LA VIE DEVANT SOI

Article publié dans la Lettre n° 278


LA VIE DEVANT SOI d’après le roman de Romain Gary (Emile Ajar). Adaptation Xavier Jaillard. Mise en scène Didier Long avec Myriam Boyer, Aymen Saïdi, Magid Bouali, Xavier Jaillard.
Momo a échoué chez Madame Rosa à l’âge de quatre ans il y a neuf ans, s’il veut bien la croire, car les treize ans que lui donnent ces années ne correspondent guère à sa stature ni à sa maturité. Elle n’est pas très claire à ce sujet ni plus loquace à propos de ses parents qui lui aurait commandé de l’élever dans la religion musulmane. Avant sa mort tragique, la maman de Momo faisait partie de cette cohorte de pauvres filles du trottoir « qui se défendent » avec leur corps. Momo n’a pas été le seul « enfant » de Madame Rosa. Elle en a élevé bien d’autres, dans la plus grande discrétion, les cachant afin de leur éviter de finir à l’Assistance et pour laisser une chance aux mères, déchues de leurs droits, de revenir les rechercher. Aujourd’hui c’est le cas de Banania, le jeune africain, reparti avec la sienne. Momo vit seul désormais avec Madame Rosa qui ne rajeunit pas. Son cœur paie aujourd’hui les drames du passé: L’enfance en Pologne, le tapin rue Saint-Denis, le Vel d’hiv, la déportation, puis le retour et le quotidien dans ce petit logement tout en haut de l’immeuble d’où elle ne sort plus guère. Elle a passé sa vie à avoir peur des allemands, des français, des contrôles, de l’Assistance, aujourd’hui elle a peur de la maladie. Mais qu’importe : Momo lui fait les courses et même s’il lui fait du souci, elle ne s’en séparerait pour rien au monde. Juive pratiquante, elle élève Momo comme un bon musulman.

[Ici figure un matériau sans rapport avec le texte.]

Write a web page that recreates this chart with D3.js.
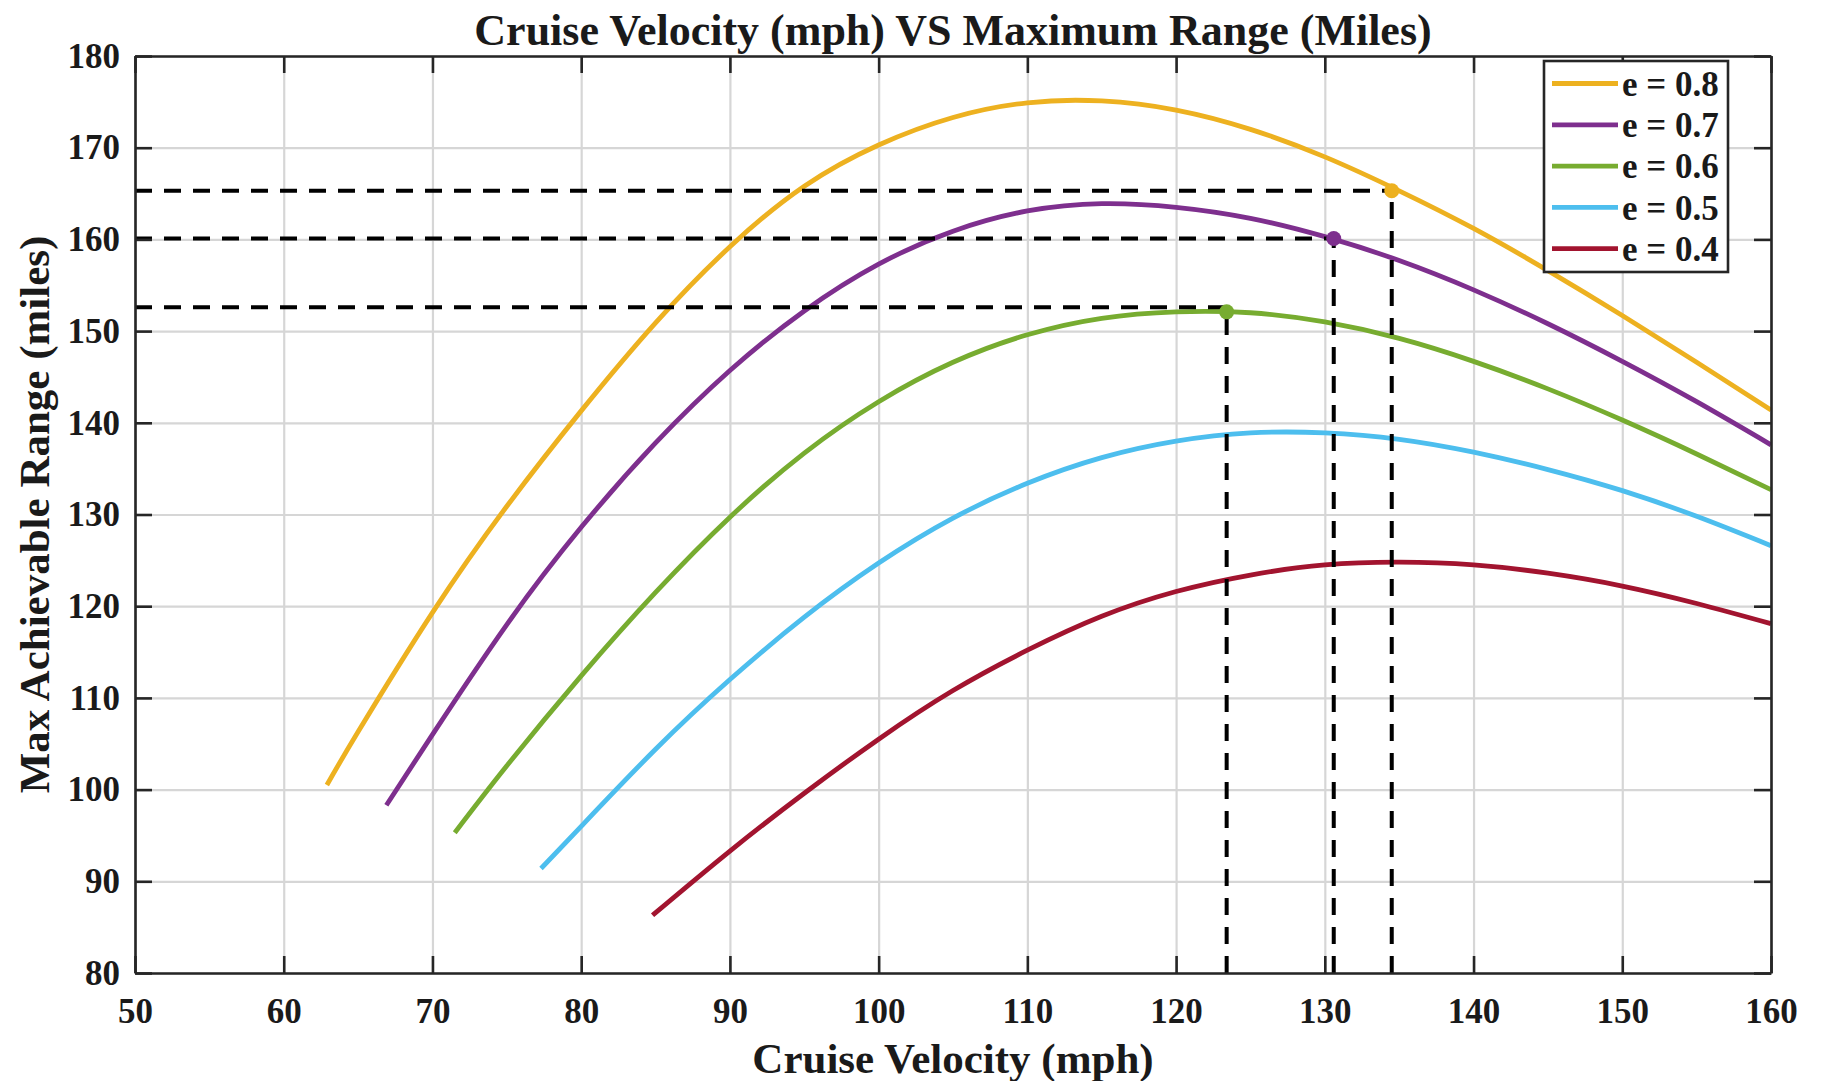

Elle en connaît un rayon sur les religions et s’est fait depuis longtemps une opinion sur ce Dieu que chacun arrange à son goût. Son bon sens, la tendresse qui déborde et un cœur gros comme ça lui suffisent pour guider son Momo dans le chemin dangereux de l’existence car il a toute la vie devant lui et se doit de la réussir.
On ne présente plus La vie devant soi, roman que Romain Gary écrivit sous le nom d’Emile Ajar dans le désir de naître sous un autre nom et de s’amuser. Prix Goncourt dix-neuf ans après Les racines du ciel, le canular devint cauchemar lorsque le créateur ne fut plus maître du personnage qu’il avait créé. La naissance d’Emile Ajar aboutit à la mort de Romain Gary, sa performance reste cependant unique. Malgré la création d’un personnage et d’un style qui ne ressemble à aucun autre, on retrouve dans le roman les grandes lignes de la pensée de cet écrivain si dérangeant et des causes pour lesquelles il s’est battu. Mais si le roman est un plaidoyer contre le racisme et pour la tolérance, il est par-dessus tout un hymne à l’amour.
L’adaptation de Xavier Jaillard, un petit bijou de sobriété, respecte à la lettre le roman, et l’époque. Il met parfaitement en relief l’essence même de la pensée de Gary à travers le personnage attachant de Momo, brillamment incarné par Aymen Saïdi, et par Myriam Boyer qui trouve avec Madame Rosa un rôle sur mesure comme l’avait trouvé naguère Simone Signoret au cinéma. Je viens d’un pays de neige ou Qui a peur de Virginia Woolf, on ne compte plus les pièces où Myriam Boyer a exprimé tout son talent. Madame Rosa ira rejoindre ceux où elle a le plus ému. Xavier Jaillard joue le rôle du vieux docteur juif avec la même humanité, la même chaleur qu’il a mise dans son adaptation. La mise en scène fine et discrète, les décors judicieusement agencés les guident vers un formidable succès. Théâtre Marigny salle Popesco 8e.